Manhattan Project Beer Company just made its biggest move beyond Dallas, locking in a 15-year taproom site inside the Foster Pavilion parking garage near Baylor University. The Waco City Council approved the lease on April 21 for about 10,260 square feet at 600 S. University Parks Drive, a space that will take up roughly half of the first-floor retail area and comes with two five-year renewal options.
That approval matters because the city is treating the deal like a district-building project, not a simple landlord-tenant swap. Waco expects the lease to produce about $3.6 million over 15 years, while the city will spend up to $2.49 million to finish the first-floor retail shell. The buildout is designed to bring the unfinished garage space to white-box condition, with money set aside for mechanical, electrical, plumbing, framing and flooring work. The result is a full public-private finish for a site the city has long viewed as part of the Foster Pavilion plan.

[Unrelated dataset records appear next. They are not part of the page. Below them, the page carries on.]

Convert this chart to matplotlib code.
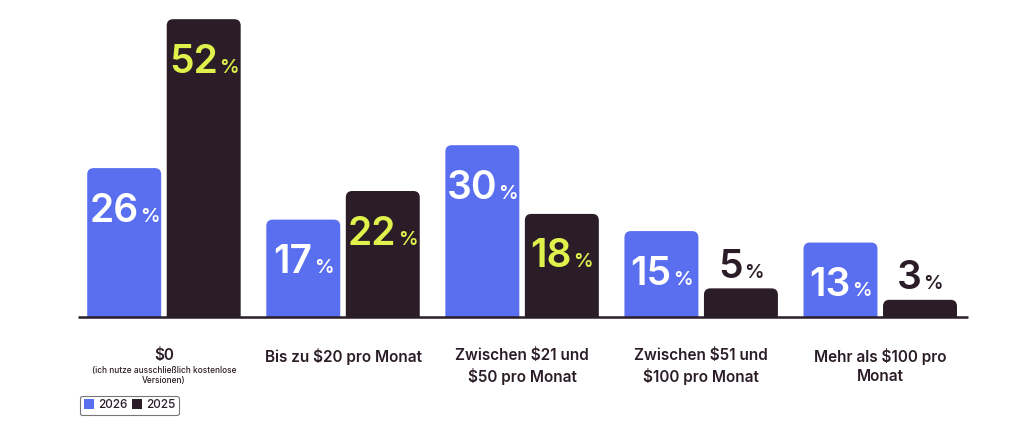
import matplotlib
matplotlib.use("Agg")
from matplotlib import pyplot as plt
from matplotlib.patches import FancyBboxPatch, Patch
from matplotlib.offsetbox import TextArea, HPacker, AnnotationBbox

""" Data """
categories = ["$0", "Bis zu $20 pro Monat", "Zwischen $21 und\n$50 pro Monat",
              "Zwischen $51 und\n$100 pro Monat", "Mehr als $100 pro\nMonat"]
sub_label = "(ich nutze ausschließlich kostenlose\nVersionen)"
values_2026 = [26, 17, 30, 15, 13]
values_2025 = [52, 22, 18, 5, 3]
series_names = ["2026", "2025"]

BLUE = "#5a6ff0"
DARK = "#2b1d27"
YELLOW = "#dff24c"
FONT = ["Inter", "DejaVu Sans"]
plt.rcParams['font.family'] = FONT

fig = plt.figure(figsize=(10.24, 4.25), dpi=100)
ax = fig.add_axes([78 / 1024, 108 / 425, 890 / 1024, 315 / 425])
ax.set_xlim(-0.48, 4.49)
ax.set_ylim(0, 55)
ax.axis("off")

width = 0.413
offset = 0.222
# px per data unit -> aspect for rounded corners
px_x = 890 / 4.97
px_y = 315 / 55
aspect = px_x / px_y


def rounded_bar(x, h, color):
    patch = FancyBboxPatch((x - width / 2, -3), width, h + 3,
                           boxstyle="round,pad=0,rounding_size=0.036",
                           mutation_aspect=aspect, fc=color, ec="none",
                           clip_on=True)
    ax.add_patch(patch)


def value_label(x, v, color, inside):
    num = TextArea(str(v), textprops=dict(size=28, color=color, weight="semibold"))
    pct = TextArea("%", textprops=dict(size=14, color=color, weight="semibold"))
    box = HPacker(children=[num, pct], align="baseline", pad=0, sep=1)
    dy = -43 if inside else 21
    ab = AnnotationBbox(box, (x, v), xybox=(0, dy), boxcoords="offset pixels",
                        frameon=False, box_alignment=(0.5, 0.5))
    ax.add_artist(ab)


for i in range(len(categories)):
    x1 = i - offset
    x2 = i + offset
    rounded_bar(x1, values_2026[i], BLUE)
    rounded_bar(x2, values_2025[i], DARK)
    value_label(x1, values_2026[i], "white", True)
    if values_2025[i] >= 10:
        value_label(x2, values_2025[i], YELLOW, True)
    else:
        value_label(x2, values_2025[i], DARK, False)

    ax.annotate(categories[i], (i, 0), xytext=(0, -31), textcoords="offset pixels",
                ha="center", va="top", fontsize=11, color=DARK, weight="semibold",
                linespacing=1.35, annotation_clip=False)

ax.annotate(sub_label, (0, 0), xytext=(0, -49), textcoords="offset pixels",
            ha="center", va="top", fontsize=6, color=DARK, weight="medium",
            linespacing=1.2, annotation_clip=False)

# baseline
ax.plot([-0.48, 4.49], [0, 0], color=DARK, lw=1.8, clip_on=False, solid_capstyle="butt")

handles = [Patch(facecolor=BLUE, edgecolor="none"), Patch(facecolor=DARK, edgecolor="none")]
leg = fig.legend(handles, series_names, loc="lower left", bbox_to_anchor=(80 / 1024, 10 / 425),
                 ncol=2, fontsize=8.5, frameon=True, fancybox=True, handlelength=0.9,
                 handleheight=0.9, handletextpad=0.3, columnspacing=0.4,
                 borderpad=0.3, borderaxespad=0)
leg.get_frame().set_edgecolor("#555555")
leg.get_frame().set_linewidth(0.8)
for t in leg.get_texts():
    t.set_color(DARK)
    t.set_weight("medium")

fig.savefig("out.png", dpi=100, facecolor="white")
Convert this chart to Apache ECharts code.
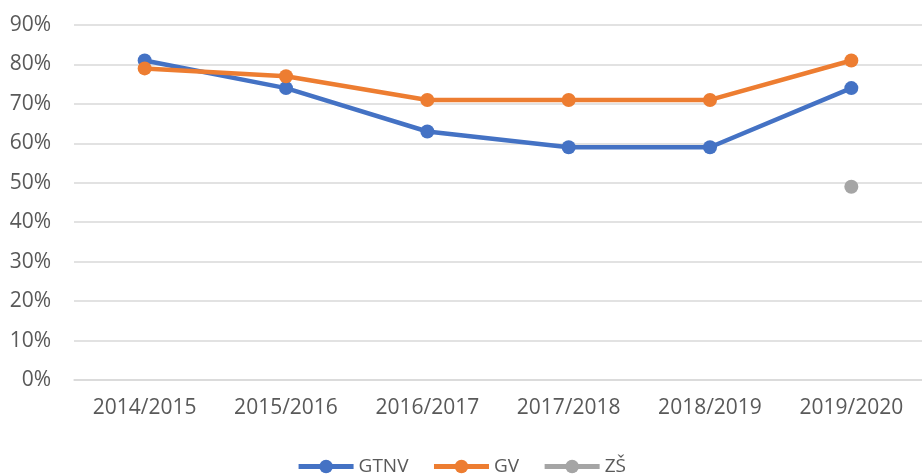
<!DOCTYPE html>
<html>
<head>
<meta charset="utf-8">
<script src="https://cdn.jsdelivr.net/npm/echarts@6/dist/echarts.min.js"></script>
<style>
html, body { margin: 0; padding: 0; background: #fff; }
#chart { width: 922px; height: 475px; }
</style>
</head>
<body>
<div id="chart"></div>
<script>
// school years on the x axis
var years = ['2014/2015', '2015/2016', '2016/2017', '2017/2018', '2018/2019', '2019/2020'];
// values in percent
var gtnv = [81, 74, 63, 59, 59, 74];
var gv = [79, 77, 71, 71, 71, 81];
var zs = [null, null, null, null, null, 49];

var chart = echarts.init(document.getElementById('chart'));

function lineSeries(name, data, color) {
    return {
        name: name,
        type: 'line',
        data: data,
        symbol: 'circle',
        symbolSize: 14,
        connectNulls: false,
        lineStyle: { width: 4.5, color: color },
        itemStyle: { color: color },
        emphasis: { disabled: true }
    };
}

chart.setOption({
    backgroundColor: '#fff',
    animation: false,
    textStyle: { fontFamily: 'Open Sans' },
    grid: {
        top: 25,
        left: 74,
        right: 0,
        bottom: 95
    },
    legend: {
        top: 452,
        left: 'center',
        itemWidth: 55,
        itemHeight: 17,
        itemGap: 23,
        lineStyle: { width: 5 },
        textStyle: { fontSize: 19, color: '#595959', fontFamily: 'Open Sans', padding: [0, 0, 0, 0] },
        data: ['GTNV', 'GV', 'ZŠ']
    },
    xAxis: {
        type: 'category',
        data: years,
        boundaryGap: true,
        axisLine: { lineStyle: { color: '#D9D9D9', width: 1.5 } },
        axisTick: { show: false },
        axisLabel: { fontSize: 21, color: '#595959', margin: 18 }
    },
    yAxis: {
        type: 'value',
        min: 0,
        max: 90,
        interval: 10,
        axisLine: { show: false },
        axisTick: { show: false },
        axisLabel: { fontSize: 21, color: '#595959', margin: 23, formatter: '{value}%' },
        splitLine: { lineStyle: { color: '#D9D9D9', width: 1.5 } }
    },
    series: [
        lineSeries('GTNV', gtnv, '#4472C4'),
        lineSeries('GV', gv, '#ED7D31'),
        lineSeries('ZŠ', zs, '#A5A5A5')
    ]
});
</script>
</body>
</html>
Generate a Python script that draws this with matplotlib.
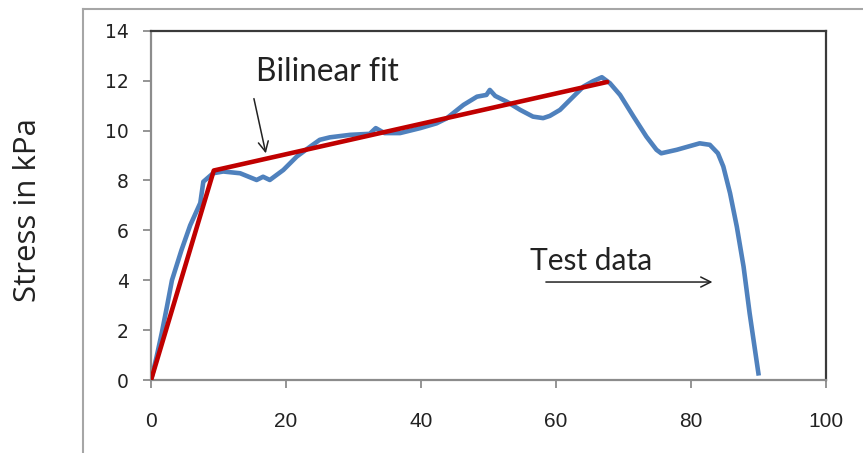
import matplotlib
matplotlib.use('Agg')
import matplotlib.pyplot as plt
from matplotlib.lines import Line2D

# test data
strain = [0, 0.8, 1.6, 2.4, 3.1, 4.5, 5.8, 7.3, 7.75, 9.2, 10.7, 13.2, 15.65, 16.6, 17.6, 19.6,
          21.6, 23.6, 25.0, 26.5, 29.5, 32.4, 33.3, 34.6, 36.9, 39.9, 42.3, 43.8, 46.3,
          48.3, 49.7, 50.2, 51.0, 52.7, 54.7, 56.6, 58.1, 59.1, 60.6, 62.6, 64.1, 65.5,
          66.8, 68.0, 69.5, 71.5, 73.4, 74.9, 75.6, 77.9, 81.3, 82.8, 84.0, 84.8, 85.8,
          86.8, 87.8, 88.7, 90.0]
stress = [0, 0.9, 1.9, 3.0, 4.0, 5.2, 6.2, 7.1, 7.95, 8.29, 8.36, 8.29, 8.02, 8.15, 8.02, 8.42,
          8.96, 9.36, 9.63, 9.73, 9.83, 9.87, 10.1, 9.9, 9.9, 10.1, 10.29, 10.49, 11.03,
          11.36, 11.43, 11.63, 11.39, 11.16, 10.83, 10.56, 10.5, 10.59, 10.83, 11.37, 11.77,
          11.98, 12.14, 11.9, 11.43, 10.56, 9.76, 9.23, 9.09, 9.23, 9.49, 9.43, 9.09, 8.56,
          7.49, 6.15, 4.55, 2.68, 0.27]

# bilinear fit
fit_x = [0, 9.3, 67.6]
fit_y = [0, 8.4, 11.95]

xticks = [0, 20, 40, 60, 80, 100]
yticks = [0, 2, 4, 6, 8, 10, 12, 14]

fig = plt.figure(figsize=(8.63, 4.53), dpi=100)
ax = fig.add_axes([0.175, 0.161, 0.782, 0.771])

ax.plot(strain, stress, color='#4F81BD', lw=3.3, solid_joinstyle='round', zorder=2)
ax.plot(fit_x, fit_y, color='#C00000', lw=3.3, solid_capstyle='round', zorder=3)

ax.set_xlim(0, 100)
ax.set_ylim(0, 14)
ax.set_xticks(xticks)
ax.set_yticks(yticks)

for s in ['top', 'right']:
    ax.spines[s].set_color('#3a3a3a')
    ax.spines[s].set_linewidth(1.6)
for s in ['left', 'bottom']:
    ax.spines[s].set_color('#8c8c8c')
    ax.spines[s].set_linewidth(1.6)

ax.tick_params(axis='both', direction='out', length=6, width=1.3, color='#8c8c8c')
ax.tick_params(axis='y', pad=10, labelsize=13.5, labelcolor='#222222')
ax.tick_params(axis='x', pad=17, labelcolor='#222222')
for lab in ax.get_xticklabels():
    lab.set_family(['Liberation Sans', 'DejaVu Sans'])
    lab.set_fontsize(15)

# annotations
ax.text(15.6, 11.97, 'Bilinear fit', family=['Lato', 'DejaVu Sans'], fontsize=22.8,
        color='#222222', ha='left', va='baseline')
ax.annotate('', xy=(17.1, 8.98), xytext=(15.16, 11.39),
            arrowprops=dict(arrowstyle='->', color='#222222', lw=1.1, mutation_scale=18))
ax.text(56.1, 4.41, 'Test data', family=['Lato', 'DejaVu Sans'], fontsize=21.6,
        color='#222222', ha='left', va='baseline')
ax.annotate('', xy=(83.6, 3.93), xytext=(58.1, 3.93),
            arrowprops=dict(arrowstyle='->', color='#222222', lw=1.1, mutation_scale=18))

fig.text(28 / 863, 1 - 210 / 453, 'Stress in kPa', rotation=90, ha='center', va='center',
         family=['Open Sans', 'DejaVu Sans'], fontsize=22.5, color='#222222')

# outer chart-area border
fig.add_artist(Line2D([83 / 863, 1], [1 - 9 / 453] * 2, transform=fig.transFigure,
                      color='#a6a6a6', lw=1.5))
fig.add_artist(Line2D([83 / 863] * 2, [0, 1 - 9 / 453], transform=fig.transFigure,
                      color='#a6a6a6', lw=1.5))

fig.savefig('out.png', dpi=100)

For Waco drinkers, the location is the story. A taproom in a parking-garage setting next to Baylor gives Manhattan Project a built-in audience every time the Bears play, Foster Pavilion hosts an event, or visitors move through the University Parks Drive corridor. City leaders have framed the garage and pavilion complex as part of a mixed-use sports entertainment destination, and the brewery now becomes one of the clearest examples of that strategy in action. It is a bet that foot traffic from game days and event nights will spill into everyday business as well.

Manhattan Project fits that kind of site because the brand already knows how to run a destination room. The brewery traces its roots to 2010, when Karl Sanford, Misty Sanford and Jeremy Brodt first came together to design a beer for the Sanfords’ wedding. The company started making beer in 2016, then opened its Dallas taproom in late 2019 after building a following through contract brewing. In Dallas, the taproom has grown into a beer-and-food operation with coffee, a scratch kitchen, live music and 20 beer taps, which suggests the Waco location will be more than a neighborhood bar.
The target opening is May 2027, and the long runway underscores how much has to happen before the first pint is poured. But the lease approval already signals confidence from both the city and the brewery that Baylor-adjacent retail can work as a lasting craft beer anchor, not just a game-day stop.